Fig 4: The Princess Royal at the Chilean Naval Academy 2018 (

The future renewal of the current fleet is a big issue and something that worries the current Chilean Navy leadership. The idea is to build in Chile the replacement frigates. Chile has a naval construction tradition, including 3 shipyards, and is not new to this type of idea, but its experience is limited to auxiliary vessels and complex midlife submarines overhauls. The type 31s could be a good idea and something that should be explored and that should be a win-win solution for both Chile and the UK, with the design in the hands of BAE and the shipbuilding taking place in the “Talcahuano” ASMAR shipyard. The replacement strategy in a world in which there is nothing much good in the secondhand section, has to be decided soon for 2 reasons, the first is that any shipbuilding effort is expensive, and second, its expensive. In that sense, the recent British experience is being studied and lessons are being incorporated into the Chilean planning. In the short term, a go ahead has been given for local construction of the replacements of auxiliary and transport vessels that will soon reach their maximum operational life.

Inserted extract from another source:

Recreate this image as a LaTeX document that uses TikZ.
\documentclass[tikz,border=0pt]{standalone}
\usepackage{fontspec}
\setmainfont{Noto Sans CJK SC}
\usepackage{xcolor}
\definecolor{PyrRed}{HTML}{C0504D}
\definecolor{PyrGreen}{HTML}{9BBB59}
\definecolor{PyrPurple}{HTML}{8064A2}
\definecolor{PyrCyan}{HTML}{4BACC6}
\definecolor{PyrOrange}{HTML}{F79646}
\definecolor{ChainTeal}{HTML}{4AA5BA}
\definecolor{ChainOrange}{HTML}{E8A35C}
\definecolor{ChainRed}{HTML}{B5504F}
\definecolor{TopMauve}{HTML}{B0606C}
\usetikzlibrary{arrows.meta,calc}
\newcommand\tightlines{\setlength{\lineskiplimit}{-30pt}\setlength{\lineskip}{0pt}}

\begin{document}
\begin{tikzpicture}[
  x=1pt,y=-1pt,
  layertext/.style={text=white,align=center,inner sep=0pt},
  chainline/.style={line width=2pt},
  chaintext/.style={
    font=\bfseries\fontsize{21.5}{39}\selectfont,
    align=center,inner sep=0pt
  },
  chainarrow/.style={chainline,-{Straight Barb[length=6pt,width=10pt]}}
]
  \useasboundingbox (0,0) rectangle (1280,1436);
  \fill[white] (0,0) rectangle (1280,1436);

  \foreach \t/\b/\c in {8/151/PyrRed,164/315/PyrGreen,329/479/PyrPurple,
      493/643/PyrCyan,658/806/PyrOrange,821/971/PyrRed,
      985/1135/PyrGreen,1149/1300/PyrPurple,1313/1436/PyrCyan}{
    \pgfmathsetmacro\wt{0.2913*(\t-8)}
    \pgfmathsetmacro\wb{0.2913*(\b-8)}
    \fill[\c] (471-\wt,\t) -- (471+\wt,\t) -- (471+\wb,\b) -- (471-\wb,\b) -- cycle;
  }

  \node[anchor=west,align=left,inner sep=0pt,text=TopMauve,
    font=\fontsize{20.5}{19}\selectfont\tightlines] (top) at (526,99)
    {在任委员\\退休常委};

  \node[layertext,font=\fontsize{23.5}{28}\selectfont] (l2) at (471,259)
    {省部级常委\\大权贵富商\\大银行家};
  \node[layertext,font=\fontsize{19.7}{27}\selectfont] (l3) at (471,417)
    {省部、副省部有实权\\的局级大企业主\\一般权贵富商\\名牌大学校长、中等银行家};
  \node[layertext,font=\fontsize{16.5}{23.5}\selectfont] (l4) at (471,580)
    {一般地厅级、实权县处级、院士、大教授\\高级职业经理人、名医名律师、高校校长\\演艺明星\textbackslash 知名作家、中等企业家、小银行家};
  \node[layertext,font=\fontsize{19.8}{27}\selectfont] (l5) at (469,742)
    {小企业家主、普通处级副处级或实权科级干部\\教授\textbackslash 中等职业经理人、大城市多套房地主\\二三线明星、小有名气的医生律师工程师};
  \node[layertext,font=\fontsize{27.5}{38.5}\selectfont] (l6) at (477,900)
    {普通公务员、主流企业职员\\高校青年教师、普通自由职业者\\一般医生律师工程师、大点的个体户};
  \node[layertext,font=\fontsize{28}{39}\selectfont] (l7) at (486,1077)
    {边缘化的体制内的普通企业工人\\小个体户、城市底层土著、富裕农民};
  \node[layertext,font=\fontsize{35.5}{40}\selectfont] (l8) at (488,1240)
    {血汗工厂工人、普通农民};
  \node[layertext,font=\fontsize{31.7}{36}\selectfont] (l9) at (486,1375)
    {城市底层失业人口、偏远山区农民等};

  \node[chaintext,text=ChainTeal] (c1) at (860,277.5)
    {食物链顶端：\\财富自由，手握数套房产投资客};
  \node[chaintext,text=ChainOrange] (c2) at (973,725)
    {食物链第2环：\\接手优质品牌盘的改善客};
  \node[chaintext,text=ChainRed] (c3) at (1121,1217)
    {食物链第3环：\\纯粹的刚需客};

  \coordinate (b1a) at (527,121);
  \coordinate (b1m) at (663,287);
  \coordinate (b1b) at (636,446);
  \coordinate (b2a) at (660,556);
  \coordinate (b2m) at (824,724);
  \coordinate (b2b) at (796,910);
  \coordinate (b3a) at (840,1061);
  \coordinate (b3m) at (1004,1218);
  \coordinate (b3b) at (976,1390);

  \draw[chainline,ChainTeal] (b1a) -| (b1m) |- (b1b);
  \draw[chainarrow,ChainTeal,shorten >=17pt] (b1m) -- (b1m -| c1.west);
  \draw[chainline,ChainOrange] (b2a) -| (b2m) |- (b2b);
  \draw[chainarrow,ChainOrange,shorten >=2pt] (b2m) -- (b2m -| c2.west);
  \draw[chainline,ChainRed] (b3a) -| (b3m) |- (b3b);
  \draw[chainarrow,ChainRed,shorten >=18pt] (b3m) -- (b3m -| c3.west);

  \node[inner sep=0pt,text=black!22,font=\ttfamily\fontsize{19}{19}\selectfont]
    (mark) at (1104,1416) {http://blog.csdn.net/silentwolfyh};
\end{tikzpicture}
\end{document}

The 200th anniversary (in 2018) of Cochrane´s arrival in Chile was celebrated in big fashion. The UK delegation included the Princess Royal and 1SL, and was a great opportunity to remember every one of the bonds that had been built during that time and that has to be kept and taken care of. There can always be reasons to let a relationship go under, but our common Argentine problem, the possibility of joining forces in a naval construction plan based on the Type 31 frigates could be good enough reasons; apart of the professional naval links that come by operating the Type 23s and the use of training facilities and education programs in the UK.